Los gobernantes no quieren ver la producción en cuestión, ni quieren que se vea, porque muestra lo que ellos pretenden ocultar: la ciudad de las miserias y las tropelías, de las cuales ellos son cómplices, por las diversas alianzas con el malandraje, en las cuales soportan su poder político, y sus perversiones personales. Por eso un alcalde que cogobierna con los paramilitares se escandaliza porque aparecen unos afiches proclamando Pablo Escobar presidente, 15 años después de muerto el capo, y los manda retirar; otro que reparte secretarias entre delincuentes pide que se demuela un edificio porque recuerda a Pablo Escobar. Lo que pretenden es ocultar como el Cartel de Medellín detenta el poder político, sin su fundador.
Se ha tornado lugar común el decir de algunos académicos que ya tenemos suficientes novelas sobre la violencia, así como cine, canciones, poemas, teatro… invitan a pasar rápido la página.

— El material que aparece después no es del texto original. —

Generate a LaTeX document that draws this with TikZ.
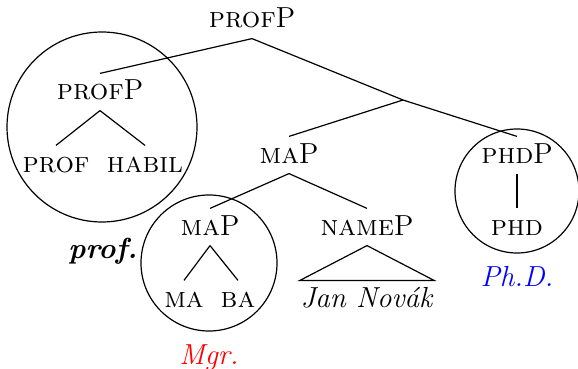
\documentclass[tikz,border=0pt]{standalone}
\usepackage{tikz}
\usepackage{xcolor}
\usetikzlibrary{positioning}
\definecolor{degRed}{RGB}{255,0,0}
\definecolor{degBlue}{RGB}{0,0,255}

\begin{document}
\begin{tikzpicture}[
        x=0.5pt, y=-0.5pt,
        line width=0.6pt,
        cat/.style={anchor=base, inner sep=3pt, text height=10pt, text depth=2pt, font=\fontsize{14.5}{17}\selectfont},
        title/.style={inner sep=0pt, font=\fontsize{14.5}{17}\selectfont\itshape},
        ring/.style={circle, draw, inner sep=0pt}
    ]
        \useasboundingbox (0,0) rectangle (578,369);

        % Rings round the degree phrases
        \node[ring, minimum size=95pt] (profring) at (102,127) {};
        \node[ring, minimum size=68pt] (maring) at (209,263) {};
        \node[ring, minimum size=62pt] (phdring) at (517,191) {};

        % Categories
        \node[cat] (root) at (252,28) {\textsc{prof}P};
        \coordinate (bar) at (403,100);
        \node[cat] (profp) at (100,100) {\textsc{prof}P};
        \node[cat] (prof) at (56,172) {\textsc{prof}};
        \node[cat] (habil) at (145,172) {\textsc{habil}};
        \node[cat] (map) at (289,163) {\textsc{ma}P};
        \node[cat] (phdp) at (517,163) {\textsc{phd}P};
        \node[cat] (phd) at (517,235) {\textsc{phd}};
        \node[cat] (mapin) at (210,235) {\textsc{ma}P};
        \node[cat] (ma) at (184,307) {\textsc{ma}};
        \node[cat] (ba) at (238,307) {\textsc{ba}};
        \node[cat] (namep) at (367,235) {\textsc{name}P};
        \node[cat, inner xsep=0pt] (name) at (367,307) {\textit{Jan Novák}};

        % Branches
        \draw (root.south) -- (profp.north);
        \draw (root.south) -- (bar);
        \draw (bar) -- (map.north);
        \draw (bar) -- (phdp.north);
        \draw (profp.south) -- (prof.north);
        \draw (profp.south) -- (habil.north);
        \draw (map.south) -- (mapin.north);
        \draw (map.south) -- (namep.north);
        \draw (mapin.south) -- (ma.north);
        \draw (mapin.south) -- (ba.north);
        \draw (phdp.south) -- (phd.north);
        \draw (namep.south) -- (name.north west) -- (name.north east) -- cycle;

        % Titles
        \node[title, font=\fontsize{14.5}{17}\selectfont\bfseries\itshape, anchor=base] (proftitle) at (103,258) {prof.};
        \node[title, text=degRed, below=6pt of maring] (mgr) {Mgr.};
        \node[title, text=degBlue, below=6pt of phdring] (phdtitle) {Ph.D.};
    \end{tikzpicture}
\end{document}
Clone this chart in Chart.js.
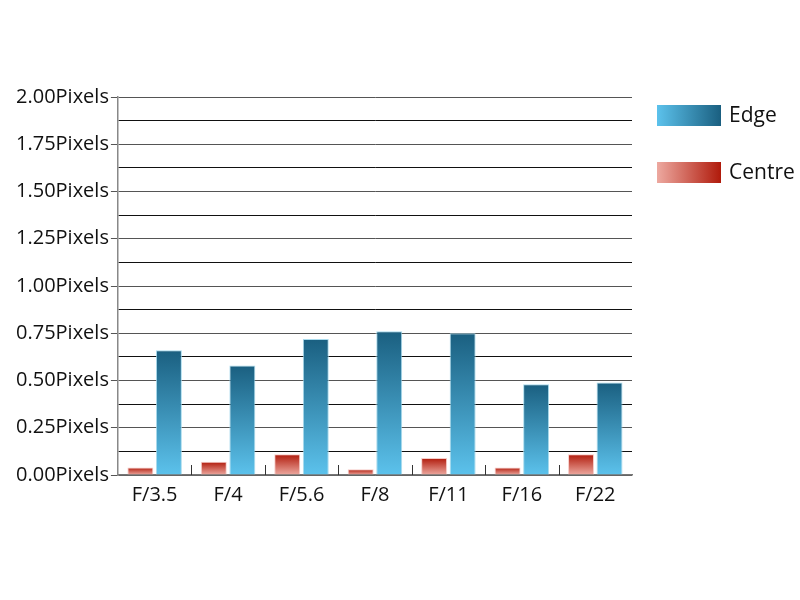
<!DOCTYPE html>
<html>
<head>
<meta charset="utf-8">
<script src="https://cdn.jsdelivr.net/npm/chart.js@4"></script>
<style>
  html, body { margin: 0; padding: 0; background: #fff; }
  #wrap { width: 800px; height: 600px; }
</style>
</head>
<body>
<div id="wrap"><canvas id="myChart"></canvas></div>
<script>
const apertures = ["F/3.5", "F/4", "F/5.6", "F/8", "F/11", "F/16", "F/22"];
const centreValues = [0.04, 0.07, 0.11, 0.03, 0.09, 0.04, 0.11];
const edgeValues = [0.66, 0.58, 0.72, 0.76, 0.75, 0.48, 0.49];
const seriesNames = ["Centre", "Edge"];
const yMax = 2;
const yStep = 0.125;

const FONT = "'Open Sans', 'DejaVu Sans', sans-serif";

// vertical gradient from the top of each bar down to the base
function barGradient(dark, light) {
  return (c) => {
    const chart = c.chart;
    if (!chart.chartArea || c.type !== "data") return light;
    const y = chart.scales.y;
    const top = y.getPixelForValue(c.raw);
    const base = y.getPixelForValue(0);
    if (!(base - top > 0)) return light;
    const g = chart.ctx.createLinearGradient(0, top, 0, base);
    g.addColorStop(0, dark);
    g.addColorStop(1, light);
    return g;
  };
}

const colours = {
  Centre: { dark: "#b01a0b", light: "#eda9a0" },
  Edge: { dark: "#1a5f80", light: "#5cc2ec" },
};

const isMajor = (v) => Math.abs(v / 0.25 - Math.round(v / 0.25)) < 1e-6;

// small tick marks between categories, pointing up from the baseline
const catTicks = {
  id: "catTicks",
  afterDatasetsDraw(chart) {
    const x = chart.scales.x;
    const base = chart.scales.y.getPixelForValue(0);
    const ctx = chart.ctx;
    ctx.save();
    ctx.strokeStyle = "#333";
    ctx.lineWidth = 1;
    for (let i = 0; i < apertures.length - 1; i++) {
      const px = Math.round((x.getPixelForValue(i) + x.getPixelForValue(i + 1)) / 2) + 0.5;
      ctx.beginPath();
      ctx.moveTo(px, base);
      ctx.lineTo(px, base - 10);
      ctx.stroke();
    }
    ctx.restore();
  },
};

// legend on the right, edge first
const sideLegend = {
  id: "sideLegend",
  afterDraw(chart) {
    const ctx = chart.ctx;
    const left = chart.chartArea.right + 25;
    const order = ["Edge", "Centre"];
    ctx.save();
    order.forEach((name, i) => {
      const top = 105 + i * 57;
      const g = ctx.createLinearGradient(left, 0, left + 64, 0);
      g.addColorStop(0, colours[name].light);
      g.addColorStop(1, colours[name].dark);
      ctx.fillStyle = g;
      ctx.fillRect(left, top, 64, 21);
      ctx.fillStyle = "#111";
      ctx.font = "21px " + FONT;
      ctx.textBaseline = "middle";
      ctx.textAlign = "left";
      ctx.fillText(name, left + 72, top + 11);
    });
    ctx.restore();
  },
};

const canvas = document.getElementById("myChart");
const ctx = canvas.getContext("2d");

new Chart(ctx, {
  type: "bar",
  data: {
    labels: apertures,
    datasets: [
      {
        label: seriesNames[0],
        data: centreValues,
        backgroundColor: barGradient(colours.Centre.dark, colours.Centre.light),
        borderColor: "rgba(245,200,195,0.9)",
        borderWidth: 1,
        categoryPercentage: 0.777,
        barPercentage: 0.91,
      },
      {
        label: seriesNames[1],
        data: edgeValues,
        backgroundColor: barGradient(colours.Edge.dark, colours.Edge.light),
        borderColor: "rgba(160,215,235,0.9)",
        borderWidth: 1,
        categoryPercentage: 0.777,
        barPercentage: 0.91,
      },
    ],
  },
  options: {
    responsive: true,
    maintainAspectRatio: false,
    animation: false,
    layout: { padding: { left: 14, right: 168, top: 97, bottom: 93 } },
    plugins: {
      legend: { display: false },
      tooltip: { enabled: false },
    },
    scales: {
      x: {
        grid: { display: false },
        border: { color: "#777", width: 1.5 },
        ticks: { color: "#111", font: { family: FONT, size: 20 }, padding: 0 },
      },
      y: {
        min: 0,
        max: yMax,
        border: { color: "#888", width: 1.5 },
        grid: {
          color: (c) => (isMajor(c.tick.value) ? "#555" : "#111"),
          tickColor: (c) => (isMajor(c.tick.value) ? "#555" : "rgba(0,0,0,0)"),
          tickLength: 7,
          lineWidth: 1,
        },
        ticks: {
          stepSize: yStep,
          autoSkip: false,
          color: "#111",
          padding: 2,
          font: { family: FONT, size: 20 },
          callback: (v) => (isMajor(v) ? v.toFixed(2) + "Pixels" : ""),
        },
      },
    },
  },
  plugins: [catTicks, sideLegend],
});
</script>
</body>
</html>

Cuando los fenómenos en cuestión no solo no cesan, sino que se repiten con mayor intensidad. Aunque también la academia terminó permeada por la mafia, existe también un no querer ver, una renuencia a pensar el conflicto y sus violencias, muchas veces porque la intensidad de los hechos desborda la capacidad de representación, por la impotencia personal ante ello, y porque de tanto golpe recibido la nación ha terminado por militar en la desesperanza. No consigue vislumbrar la salida para el callejón de la violencia, y mejor mira para otro lado, para Rápidos y furiosos, o para El Paseo.
Pero aquello que se rechaza de la representación simbólica, cultura, regresa por la vía de lo real, de la muerte. Al rechazar el arte que nos permite mirarnos le abrimos la puerta al terror, a más terror.